Given data
════
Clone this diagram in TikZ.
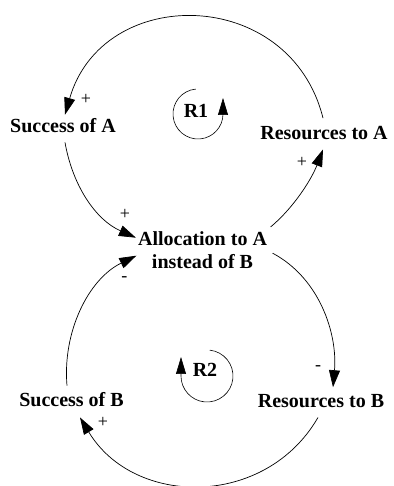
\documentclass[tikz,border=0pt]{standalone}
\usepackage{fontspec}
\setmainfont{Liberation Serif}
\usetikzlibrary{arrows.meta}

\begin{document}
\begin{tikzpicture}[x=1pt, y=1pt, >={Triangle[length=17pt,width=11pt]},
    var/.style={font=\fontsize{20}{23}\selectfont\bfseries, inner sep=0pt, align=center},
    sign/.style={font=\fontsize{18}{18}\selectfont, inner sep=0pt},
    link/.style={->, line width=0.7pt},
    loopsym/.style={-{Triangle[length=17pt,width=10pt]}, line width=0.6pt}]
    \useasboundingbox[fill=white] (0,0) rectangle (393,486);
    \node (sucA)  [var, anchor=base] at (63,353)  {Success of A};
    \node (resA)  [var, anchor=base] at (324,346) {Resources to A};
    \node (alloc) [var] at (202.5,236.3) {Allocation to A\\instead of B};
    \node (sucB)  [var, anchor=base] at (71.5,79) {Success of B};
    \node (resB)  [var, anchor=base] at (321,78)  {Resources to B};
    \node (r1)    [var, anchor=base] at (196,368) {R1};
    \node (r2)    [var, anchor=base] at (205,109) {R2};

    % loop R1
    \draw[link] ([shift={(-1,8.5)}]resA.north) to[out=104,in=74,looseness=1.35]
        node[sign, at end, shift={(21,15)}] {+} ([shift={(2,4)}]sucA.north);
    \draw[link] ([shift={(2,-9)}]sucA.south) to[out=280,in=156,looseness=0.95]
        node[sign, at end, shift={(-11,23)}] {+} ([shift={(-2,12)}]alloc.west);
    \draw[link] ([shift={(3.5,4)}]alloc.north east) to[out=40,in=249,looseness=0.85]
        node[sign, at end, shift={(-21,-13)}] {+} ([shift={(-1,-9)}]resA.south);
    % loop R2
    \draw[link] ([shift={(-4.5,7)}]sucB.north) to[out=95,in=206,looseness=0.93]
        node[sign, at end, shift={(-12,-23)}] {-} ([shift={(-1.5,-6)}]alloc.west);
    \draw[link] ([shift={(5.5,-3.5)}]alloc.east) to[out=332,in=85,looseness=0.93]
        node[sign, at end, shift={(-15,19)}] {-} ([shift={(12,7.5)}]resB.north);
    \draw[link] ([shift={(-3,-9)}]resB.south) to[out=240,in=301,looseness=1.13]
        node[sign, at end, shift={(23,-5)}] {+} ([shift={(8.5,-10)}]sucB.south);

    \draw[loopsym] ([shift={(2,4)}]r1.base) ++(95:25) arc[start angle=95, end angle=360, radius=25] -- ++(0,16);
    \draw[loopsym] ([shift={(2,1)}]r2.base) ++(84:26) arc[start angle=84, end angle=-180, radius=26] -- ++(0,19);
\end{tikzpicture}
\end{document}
════
Copy the whole of the material above exactly, but not its images.

The answer
Clone this diagram in TikZ.
\documentclass[tikz,border=0pt]{standalone}
\usepackage{fontspec}
\setmainfont{Liberation Serif}
\usetikzlibrary{arrows.meta}

\begin{document}
\begin{tikzpicture}[x=1pt, y=1pt, >={Triangle[length=17pt,width=11pt]},
    var/.style={font=\fontsize{20}{23}\selectfont\bfseries, inner sep=0pt, align=center},
    sign/.style={font=\fontsize{18}{18}\selectfont, inner sep=0pt},
    link/.style={->, line width=0.7pt},
    loopsym/.style={-{Triangle[length=17pt,width=10pt]}, line width=0.6pt}]
    \useasboundingbox[fill=white] (0,0) rectangle (393,486);
    \node (sucA)  [var, anchor=base] at (63,353)  {Success of A};
    \node (resA)  [var, anchor=base] at (324,346) {Resources to A};
    \node (alloc) [var] at (202.5,236.3) {Allocation to A\\instead of B};
    \node (sucB)  [var, anchor=base] at (71.5,79) {Success of B};
    \node (resB)  [var, anchor=base] at (321,78)  {Resources to B};
    \node (r1)    [var, anchor=base] at (196,368) {R1};
    \node (r2)    [var, anchor=base] at (205,109) {R2};

    % loop R1
    \draw[link] ([shift={(-1,8.5)}]resA.north) to[out=104,in=74,looseness=1.35]
        node[sign, at end, shift={(21,15)}] {+} ([shift={(2,4)}]sucA.north);
    \draw[link] ([shift={(2,-9)}]sucA.south) to[out=280,in=156,looseness=0.95]
        node[sign, at end, shift={(-11,23)}] {+} ([shift={(-2,12)}]alloc.west);
    \draw[link] ([shift={(3.5,4)}]alloc.north east) to[out=40,in=249,looseness=0.85]
        node[sign, at end, shift={(-21,-13)}] {+} ([shift={(-1,-9)}]resA.south);
    % loop R2
    \draw[link] ([shift={(-4.5,7)}]sucB.north) to[out=95,in=206,looseness=0.93]
        node[sign, at end, shift={(-12,-23)}] {-} ([shift={(-1.5,-6)}]alloc.west);
    \draw[link] ([shift={(5.5,-3.5)}]alloc.east) to[out=332,in=85,looseness=0.93]
        node[sign, at end, shift={(-15,19)}] {-} ([shift={(12,7.5)}]resB.north);
    \draw[link] ([shift={(-3,-9)}]resB.south) to[out=240,in=301,looseness=1.13]
        node[sign, at end, shift={(23,-5)}] {+} ([shift={(8.5,-10)}]sucB.south);

    \draw[loopsym] ([shift={(2,4)}]r1.base) ++(95:25) arc[start angle=95, end angle=360, radius=25] -- ++(0,16);
    \draw[loopsym] ([shift={(2,1)}]r2.base) ++(84:26) arc[start angle=84, end angle=-180, radius=26] -- ++(0,19);
\end{tikzpicture}
\end{document}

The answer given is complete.